8. Tyler Badie | Missouri | 5 feet 8 | 194 pounds

The Mizzou product earned himself a lot of recognition for his 1,612-yard, 14-touchdown season. Badie had five games over the 2021 season where he ran for over 200 yards. He is excellent in the open field and is hard to bring down if he does reach the second level. His big-play ability is astounding, and while he lacks size, his speed makes him a threat from anywhere he is.
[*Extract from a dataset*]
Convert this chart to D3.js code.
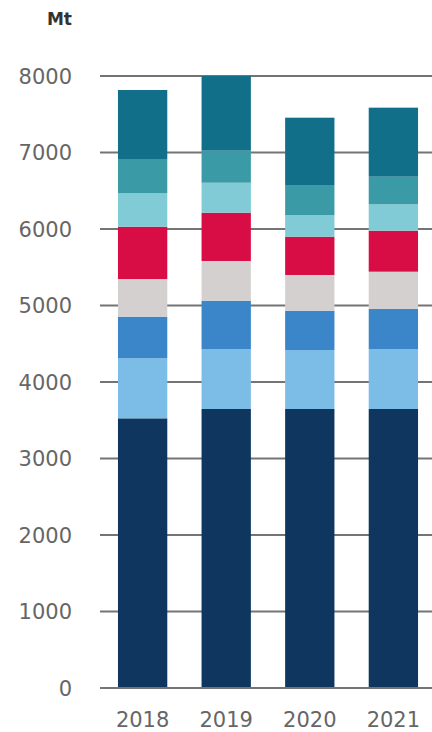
<!DOCTYPE html>
<html>
<head>
<meta charset="utf-8">
<script src="https://cdn.jsdelivr.net/npm/d3@7"></script>
<style>
  html, body { margin: 0; padding: 0; background: #fff; }
  svg { display: block; }
</style>
</head>
<body>
<svg id="chart" width="432" height="732"></svg>
<script>
// Years on the x axis
const years = ["2018", "2019", "2020", "2021"];

// Stacked segments, bottom to top (Mt)
const seriesKeys = ["seg1", "seg2", "seg3", "seg4", "seg5", "seg6", "seg7", "seg8"];
const seg1 = [3525, 3647, 3647, 3647];
const seg2 = [785, 784, 771, 784];
const seg3 = [544, 632, 514, 523];
const seg4 = [492, 519, 467, 488];
const seg5 = [684, 631, 500, 536];
const seg6 = [437, 392, 284, 345];
const seg7 = [448, 419, 392, 361];
const seg8 = [902, 976, 880, 902];

const seriesColors = ["#0e365e", "#7cbde8", "#3a86c8", "#d4d0d0", "#d80d45", "#80cbd5", "#3a9ba7", "#126f89"];

const yTicks = [0, 1000, 2000, 3000, 4000, 5000, 6000, 7000, 8000];
const unitLabel = "Mt";

// Build rows for d3.stack
const segs = [seg1, seg2, seg3, seg4, seg5, seg6, seg7, seg8];
const rows = years.map((yr, i) => {
  const r = { year: yr };
  seriesKeys.forEach((k, j) => { r[k] = segs[j][i]; });
  return r;
});
const stacked = d3.stack().keys(seriesKeys)(rows);

const svg = d3.select("#chart");
const font = "'DejaVu Sans', Verdana, sans-serif";

const x = d3.scaleBand().domain(years).range([100, 436]).paddingInner(0.41).paddingOuter(0.215);
const y = d3.scaleLinear().domain([0, 8000]).range([688, 76]);

// Horizontal gridlines
svg.append("g")
  .selectAll("line")
  .data(yTicks)
  .join("line")
  .attr("x1", 100)
  .attr("x2", 432)
  .attr("y1", d => y(d))
  .attr("y2", d => y(d))
  .attr("stroke", "#747474")
  .attr("stroke-width", 2);

// Y tick labels
svg.append("g")
  .selectAll("text")
  .data(yTicks)
  .join("text")
  .attr("x", 72)
  .attr("y", d => y(d))
  .attr("dy", "0.36em")
  .attr("text-anchor", "end")
  .attr("font-family", font)
  .attr("font-size", 21)
  .attr("fill", "#666")
  .text(d => d);

// Unit label
svg.append("text")
  .attr("x", 72)
  .attr("y", 25)
  .attr("text-anchor", "end")
  .attr("font-family", font)
  .attr("font-weight", "bold")
  .attr("font-size", 17)
  .attr("fill", "#333")
  .text(unitLabel);

// Stacked bars
svg.append("g")
  .selectAll("g")
  .data(stacked)
  .join("g")
  .attr("fill", (d, i) => seriesColors[i])
  .selectAll("rect")
  .data(d => d)
  .join("rect")
  .attr("x", d => x(d.data.year))
  .attr("width", x.bandwidth())
  .attr("y", d => y(d[1]))
  .attr("height", d => y(d[0]) - y(d[1]));

// Baseline redrawn above bars
svg.append("line")
  .attr("x1", 100).attr("x2", 432)
  .attr("y1", y(0)).attr("y2", y(0))
  .attr("stroke", "#747474")
  .attr("stroke-width", 2);

// X axis labels
svg.append("g")
  .selectAll("text")
  .data(years)
  .join("text")
  .attr("x", d => x(d) + x.bandwidth() / 2)
  .attr("y", 727)
  .attr("text-anchor", "middle")
  .attr("font-family", font)
  .attr("font-size", 21)
  .attr("fill", "#666")
  .text(d => d);
</script>
</body>
</html>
Badie could fill the role that Jerick McKinnon is leaving behind with the Chiefs if that is somewhere Brett Veach would like to look.

9. Jerome Ford | Cincinnati | 5 feet 11 | 215 pounds

When you see all of the former Cincinnati Bearcats on these draft rankings, it becomes clear that they were one of the best college teams in the country. Jerome Ford is one of many who will get their name called throughout the draft weekend. Ford is a stereotypical back with size, speed and athleticism to create plays with the ball in his hands. He can make defenders miss in the box or space but also has the deceptive speed to turn a corner on a lousy tackle angle. He is not too versatile, so he will need to find a home with a run-heavy scheme.

10. Dameon Pearce | Florida | 5 feet 10 | 215 pounds

The running back class is deep, and many of these names could wind up being valued all over the boards. Dameon Pearce could fit into someone’s game plan and rank much higher than others. Pearce’s biggest knock is his lack of use at Florida. He was never the featured guy, but he has the skill set to be a serious contributor in the NFL. While he lacks elite speed or quickness, he makes up for it in the lesser keyed areas like pass protection or goal-line scoring. Pearce has a big week ahead of him to boost his draft stock.